Despite all the jingoistic rhetoric, and "Buy American" or "Look for the Union Label" campaigns, the American people continually flock the very same Walmarts that pay workers below poverty level wages to load up Levis made in China by workers making 31 cents an hour and strawberries picked in Guatemala for 90 cents a day. All just to save a few cents here or there. They have been complicent in the outsourcing of whole sectors of the economy in order to have "everyday low prices." It's easy for Lou Dobbs to pronounce that the American people would pay a nickel or a dime more for a head of lettuce for the chance to remove the "scourge of illegal aliens", but experience tells us something different.

The growers are well aware of this fact. They deal every day with trying to supply cost-cutting giants like Walmart looking for the lowest prices available on the one hand, while completing with Mexican, South and Central American, and other foreign growers trying to figure out ways to more effectively ship their goods to US markets on the other.

If US workers won't take the jobs done by immigrants for $8.50, $12 or $14 an hour when they're currently making $7.92, what in fact is the magic number? $18 an hour - $22? I'd like, just for once, to have Lou Dobbs or Tom Tancredo answer that question. At what point will native workers actually pack their bags and head off to the fields?

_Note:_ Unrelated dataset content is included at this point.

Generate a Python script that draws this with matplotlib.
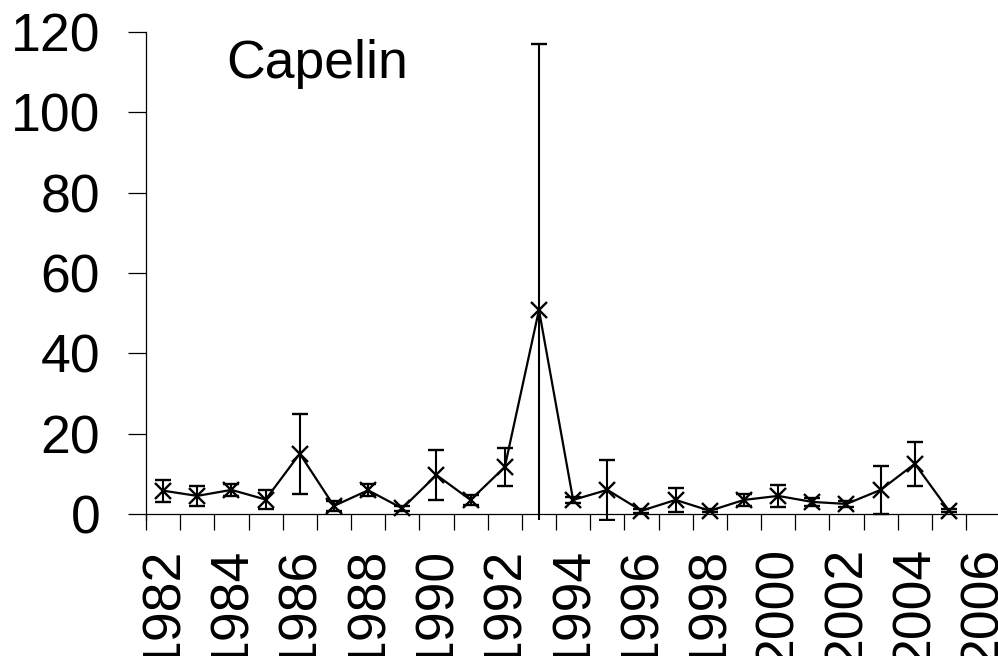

The anti-immigration camp is right when they say "There is no job Americans won't do for the right price," John McCain learned that the hard way when he claimed no one would pick lettuce for $50 an hour and thousands volunteered for the job. But at $50 an hour how long do you think it would take before the Walmarts of the world were on the phone ordering up truckloads of lettuce from Mexico or other countries.

The question should be "Are there jobs Americans won't do for a 'reasonable' price given our current globalized economy ... The answer to that question is obviously yes.

And that's the problem no one seems to want to address.

Until such time as the anti-immigration camp starts to talk about solutions to the real problems facing American workers - when they demand that Walmart stop paying poverty wages as it suckles on the teat of government social programs, and call for the unionization of all workers - those in the fields and meatpacking plants as well as those behind the counters of Walmart ...When they demand that the government start to enforce labor and safety regulations with the same new-found zeal reserved for chasing down immigrants, or force their legislators to re-negotiate trade agreements that have devastated workers on a global scale and fostered a wave of economic migration of epic proportions. ... When they stop demanding the cheapest goods available without regard for how they were produced and think of the global ramifications of their selfish disposable lifestyles ... then, and only then, might there actually be "no job Americans won't do."